2017 Edition, Issue 1

Integrated Path to Architectural Licensure (IPAL) at the University of Southern California

This article is the second in a series of three for the California IPAL initiative schools. The next IPAL program to be featured in the California Architects newsletter is the School of Architecture at Woodbury University.

By Michael Hricak, FAIA, BS Arch., M.Arch., Lecturer, University of Southern California (USC) School of Architecture and Charles Lagreco, AIA, BA Arch., MFA Arch., Dipl. Arch., Associate Professor, USC School of Architecture with highlights of the USC School of Architecture’s IPAL Initiative Program

In the fall of 2016, an experimental program initiated by the National Council of Architectural Registration Boards (NCARB) with the support of the California Architects Board (CAB) was introduced to the USC School of Architecture community with an entry in the USC catalog.

Integrated Path to Architectural Licensure (IPAL) Initiative Program

The USC School of Architecture was selected as one of the initial 14 accredited architectural schools in the United States to participate in the NCARB IPAL initiative. The IPAL program is designed to monitor and provide support for obtaining architectural licensure within designated professionally accredited programs that combine an integrated approach to the Architectural Experience Program (formerly IDP, now AXP) and the taking of the Architect Registration Examination (ARE) both of which are required for licensure.

USC is one of three schools in California that has been accepted into IPAL and supported by the California Architects Board to allow students to take the ARE while enrolled in school rather than having to wait until after graduation, as is currently the case in California.

Michael Hricak and Charles Lagreco
Michael Hricak (center) and Charles Lagreco (right)

USC provides both support for the AXP requirements through the Architectural Guild network of firms and the NotLy ARE support program to help students prepare and successfully address the examination requirements for licensure.

USC’s selection and participation in the IPAL program does not change any of the requirements to our existing architectural degree programs.
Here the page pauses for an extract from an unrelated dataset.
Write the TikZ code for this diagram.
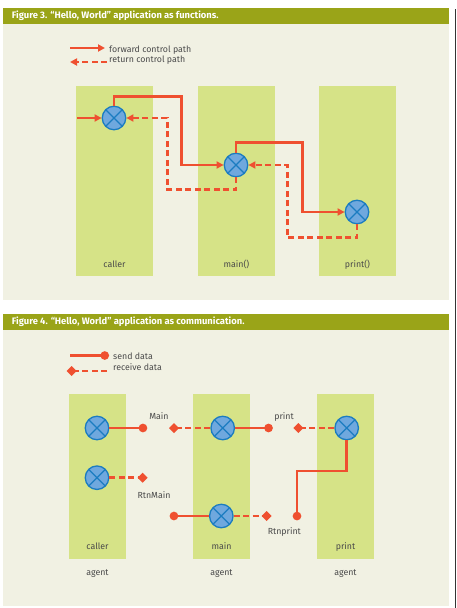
\documentclass[tikz,border=0pt]{standalone}
\usepackage{fontspec}
\setmainfont{Fira Sans}
\usepackage{xcolor}
\usetikzlibrary{arrows.meta, positioning, calc}

\definecolor{headbar}{HTML}{9AA418}
\definecolor{panelbg}{HTML}{F1F1E3}
\definecolor{colgreen}{HTML}{D6E387}
\definecolor{flowred}{HTML}{EF5030}
\definecolor{ballfill}{HTML}{6FA8DE}
\definecolor{ballline}{HTML}{1B7CC1}
\definecolor{txtgray}{HTML}{4A4A4A}

\begin{document}
\begin{tikzpicture}[
    x=1pt, y=-1pt,
    panel/.style={fill=panelbg, draw=none},
    headbox/.style={fill=headbar, draw=none},
    title/.style={anchor=west, text=white, font=\bfseries\fontsize{9.4}{11}\selectfont, inner sep=0pt},
    col/.style={rectangle, fill=colgreen, draw=none, minimum width=77pt, minimum height=190pt, inner sep=0pt},
    agentcol/.style={rectangle, fill=colgreen, draw=none, minimum width=57pt, minimum height=165pt, inner sep=0pt},
    lbl/.style={text=txtgray, font=\fontsize{8.8}{10}\selectfont, inner sep=0pt, text height=6.6pt, text depth=1.6pt},
    legend/.style={lbl, anchor=west},
    ball/.style={circle, fill=ballfill, draw=ballline, line width=1.3pt, minimum size=23.5pt, inner sep=0pt,
        path picture={\draw[ballline, line width=1.3pt]
            (path picture bounding box.north west) -- (path picture bounding box.south east)
            (path picture bounding box.north east) -- (path picture bounding box.south west);}},
    fwd/.style={draw=flowred, line width=2.6pt, -{Triangle[length=7pt, width=7pt]}},
    ret/.style={fwd, dash pattern=on 6pt off 3.5pt},
    send/.style={draw=flowred, line width=2.6pt},
    recv/.style={send, dash pattern=on 6pt off 3.5pt},
    dot/.style={-{Circle[length=8.5pt, fill=flowred]}},
    gem/.style={-{Diamond[length=10pt, width=10pt, fill=flowred]}}
]
\useasboundingbox[fill=white] (0,0) rectangle (457,608);
\draw[txtgray!70!black, line width=1.5pt] (455.3,9) -- (455.3,608);

% Figure 3 panel
\fill[panel] (3,8) rectangle (449,300);
\fill[headbox] (3,8) rectangle (449,24);
\node[title] (title3) at (11.7,16) {Figure 3. “Hello, World” application as functions.};

% Legend
\coordinate (f1) at (70,48);
\coordinate (f2) at (105,48);
\coordinate (r1) at (107,62);
\coordinate (r2) at (70,62);
\draw[fwd] (f1) -- (f2);
\draw[ret] (r1) -- (r2);
\node[legend] (lfwd) at (109,50) {forward control path};
\node[legend] (lret) at (109,60) {return control path};

% Columns
\node[col] (caller3) at (114.5,181) {};
\node[col] (main3) at (236.5,181) {};
\node[col] (print3) at (357.5,181) {};
\node[lbl, above=6.8pt of caller3.south] {caller};
\node[lbl, above=6.8pt of main3.south] {main()};
\node[lbl, above=6.8pt of print3.south] {print()};

% Nodes
\node[ball] (c3caller) at (114,118) {};
\node[ball] (c3main) at (236,165) {};
\node[ball] (c3print) at (357,212) {};
\coordinate (entry) at (77,118);

% Arrows
\draw[fwd] (entry) -- (c3caller);
\draw[fwd] (c3caller.north) -- ++(0,-9) -| ([xshift=-42pt]c3main.west) -- (c3main);
\draw[fwd] (c3main.north) -- ++(0,-10) -| ([xshift=-42pt]c3print.west) -- (c3print);
\draw[ret] (c3main.south) -- ++(0,12) -| ([xshift=41pt]c3caller.east) -- (c3caller);
\draw[ret] (c3print.south) -- ++(0,13) -| ([xshift=39pt]c3main.east) -- (c3main);

% Figure 4 panel
\fill[panel] (3,314) rectangle (449,605.7);
\fill[headbox] (3,314) rectangle (449,330);
\node[title] (title4) at (11.7,322) {Figure 4. “Hello, World” application as communication.};

% Legend
\coordinate (s1) at (70,355.5);
\coordinate (s2) at (109,355.5);
\coordinate (d1) at (66.7,371);
\coordinate (d2) at (107,371);
\draw[send, dot] (s1) -- (s2);
\draw[recv, gem] (d2) -- (d1);
\node[legend] (lsend) at (113,357) {send data};
\node[legend] (lrecv) at (113,367.5) {receive data};

% Columns
\node[agentcol] (caller4) at (97.5,476.5) {};
\node[agentcol] (main4) at (221.5,476.5) {};
\node[agentcol] (print4) at (345.5,476.5) {};
\foreach \c/\t in {caller4/caller, main4/main, print4/print}{
    \node[lbl, above=8pt of \c.south] {\t};
    \node[lbl, below=9pt of \c.south] {agent};
}

% Nodes
\node[ball] (a1) at (97,428) {};
\node[ball] (a2) at (97,477.7) {};
\node[ball] (m1) at (222.7,428) {};
\node[ball] (m2) at (221.3,516) {};
\node[ball] (p1) at (346.7,428) {};
\coordinate (sMain) at (147.2,428);
\coordinate (rMain) at (169,428);
\coordinate (sPrint) at (272.8,428);
\coordinate (rPrint) at (293.3,428);
\coordinate (rRtnMain) at (147.7,477.7);
\coordinate (sRtnMain) at (169.7,516);
\coordinate (rRtnPrint) at (271.7,516);
\coordinate (sRtnPrint) at (297,520.3);

% Arrows
\draw[send, dot] (a1) -- (sMain);
\draw[recv, gem] (m1) -- (rMain);
\draw[send, dot] (m1) -- (sPrint);
\draw[recv, gem] (p1) -- (rPrint);
\draw[send, dot] (p1.south) -- ++(0,30.7) -| (sRtnPrint);
\draw[recv, gem] (a2) -- (rRtnMain);
\draw[send, dot] (m2) -- (sRtnMain);
\draw[recv, gem] (m2) -- (rRtnPrint);

% Labels
\node[lbl] at (159,416.7) {Main};
\node[lbl] at (284,416.7) {print};
\node[lbl] at (154,495.7) {RtnMain};
\node[lbl] at (284.3,532) {Rtnprint};

\end{tikzpicture}
\end{document}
However, it will provide guidance and additional assistance to all our architecture students in becoming eligible for licensure by encouraging them to take advantage of our increased access to the state and national licensure examinations concurrent with enrollment in our accredited professional degree programs. It will also provide support and encourage architectural experience in the professional community and provide the opportunity to significantly reduce the amount of time necessary to become a licensed architect while increasing the awareness and interaction between professional and academic experience.

USC student
USC students

The advantages of this initiative are much more than positioning students for licensure at graduation. What is being launched is a fully integrated experience providing both perspective and relevance to the training requirement, thus enriching the academic experience. By exposing the students/candidates to the usefulness of applying practical skills to guide design decisions, these educational and professional experiences bridge the hypothetical and the practical.

Finally, the effectiveness of the program will be determined by: the success rates of student/candidates completing the ARE divisions and the projected increase in pass rates of enrolled students due to the proximity in time of the exams to the academic study of the subjects. A key factor and advantage of IPAL programs will be the ability for students to prepare for the exams with their peers in a collaborative environment rather than having to study for exams independently while working full time after graduation.

The USC School of Architecture is committed to the IPAL initiative and considers it to be an enrichment of our current efforts in making licensure available earlier and more efficiently, while strengthening the quality of the workforce and providing increased access to the profession. The USC School of Architecture is very pleased to be involved in the testing of this initiative and will be monitoring the impact on our programs over the next few years as increasing numbers of students participate.